The dollar index stood firm at 108.2, after falling 0.7% overnight, the largest daily decline since August.

The euro rose 0.08% to $1.0130, after hitting a nearly one-month high of $1.0198 in the previous session and gaining 0.76% overnight.

Sterling edged up 0.07% to $1.1691, after rising 0.86% overnight, the largest daily increase in a month.

The yen likewise eked out gains and last traded 0.2% higher at 142.53 per dollar, helped slightly by talk of intervention from Japanese officials.

Dollar falls ahead of US inflation data; euro jumps

US inflation figures are due at 1230 GMT and the consensus is for the core inflation rate last month to have risen 0.3% month-on-month, the same as in July.

Recent dollar gains have slowed on market expectations that peaking inflation will mean less aggressive interest rate hikes from the Federal Reserve.

As it is, the New York Fed’s monthly consumer expectations survey showed on Monday that US consumers’ inflation expectations slid further in August on declining gasoline prices.

“The outcome of the CPI is going to be really important for the Fed … it would probably take an acceleration, a strong outcome in the CPI, to see them hike by 75 basis points,” said Kristina Clifton, a senior economist and senior currency strategist at Commonwealth Bank of Australia.

“If we get a reading sort of broadly in line with what the consensus is expecting, we would say they would go for a 50 basis point increase.”

However, Fed funds futures still imply an 89% chance of a 75 bp increase at next week’s Federal Open Market Committee meeting. The euro has enjoyed a respite above parity due to hawkish noises from the European Central Bank.

Last week, five sources close to the matter said Europe’s benchmark rate could rise to 2% or beyond.
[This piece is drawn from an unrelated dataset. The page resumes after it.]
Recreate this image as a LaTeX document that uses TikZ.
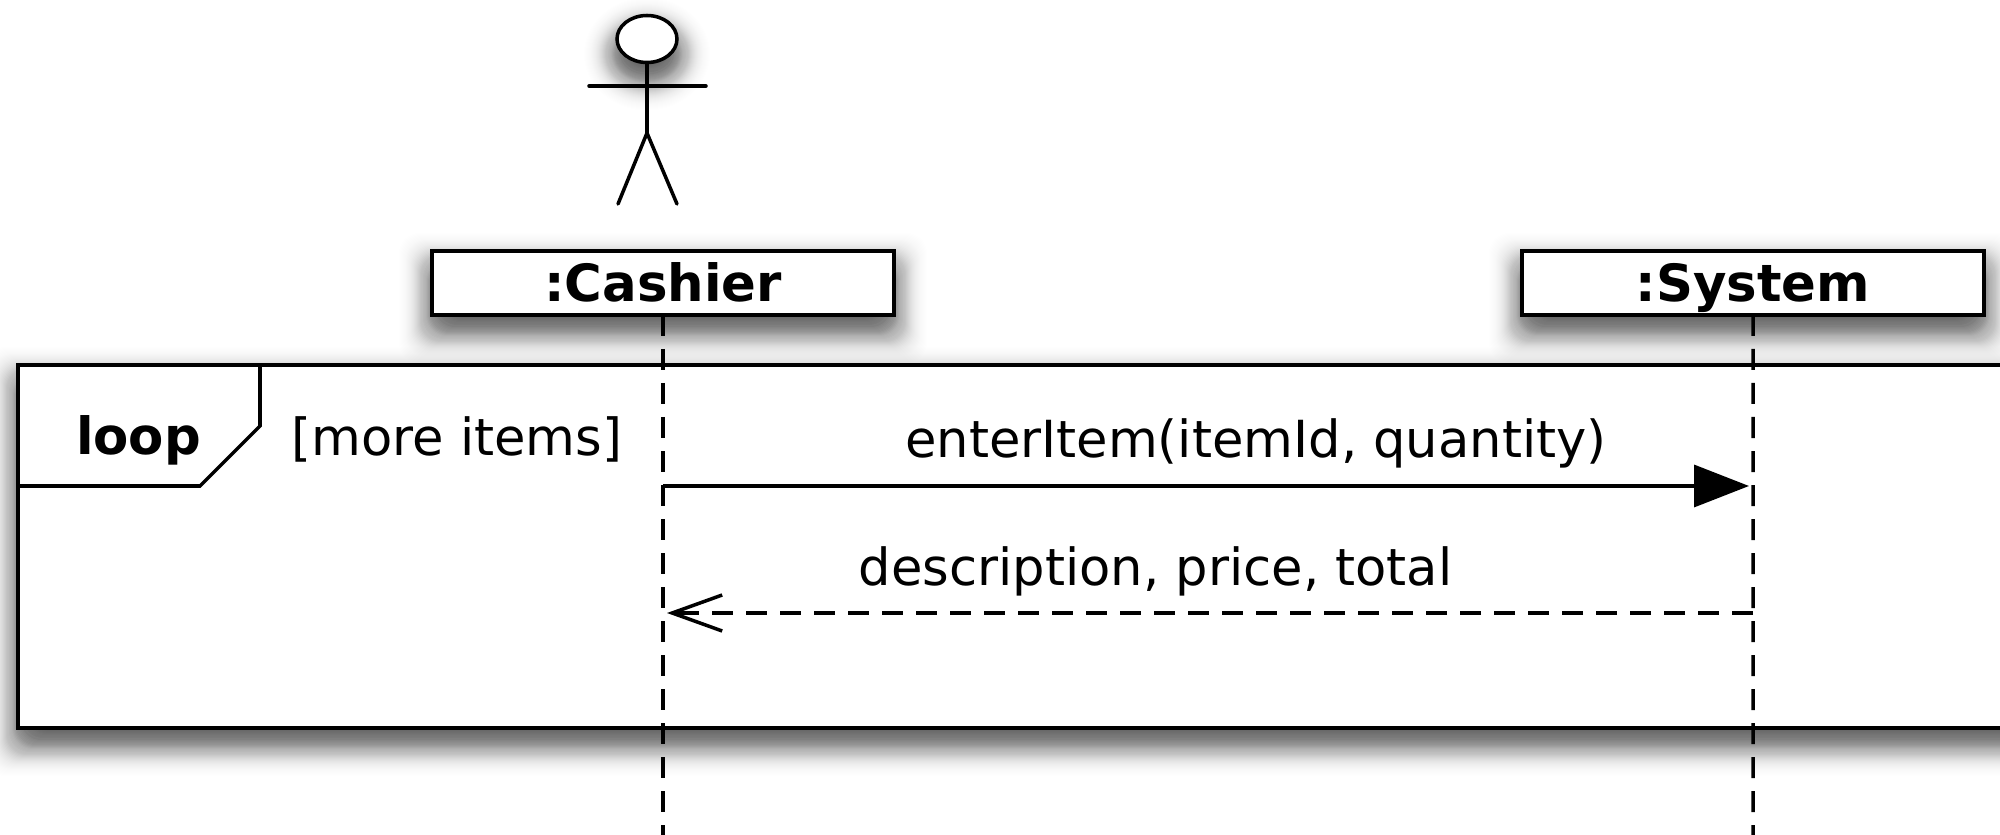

Officials on Monday also reiterated their view that rates would need to keep rising, and it would depend on forthcoming data.

The Ifo institute, in a U-turn from its forecast three months prior, said on Monday that Germany’s economy will contract next year because of rising energy costs.

“We definitely see downside to the euro rather than upside … we’re expecting the euro to pull back down below parity and stay there for quite a while, particularly while all those issues around energy supplies are still at play,” said Clifton.

Meanwhile, the Australian and New Zealand dollars reversed their gains in the Asian trading session after a broad pick-up in risk sentiment lifted the antipodean currencies 0.6% overnight.

The Aussie eased 0.27% to $0.6870, while the kiwi fell 0.15% to $0.6128.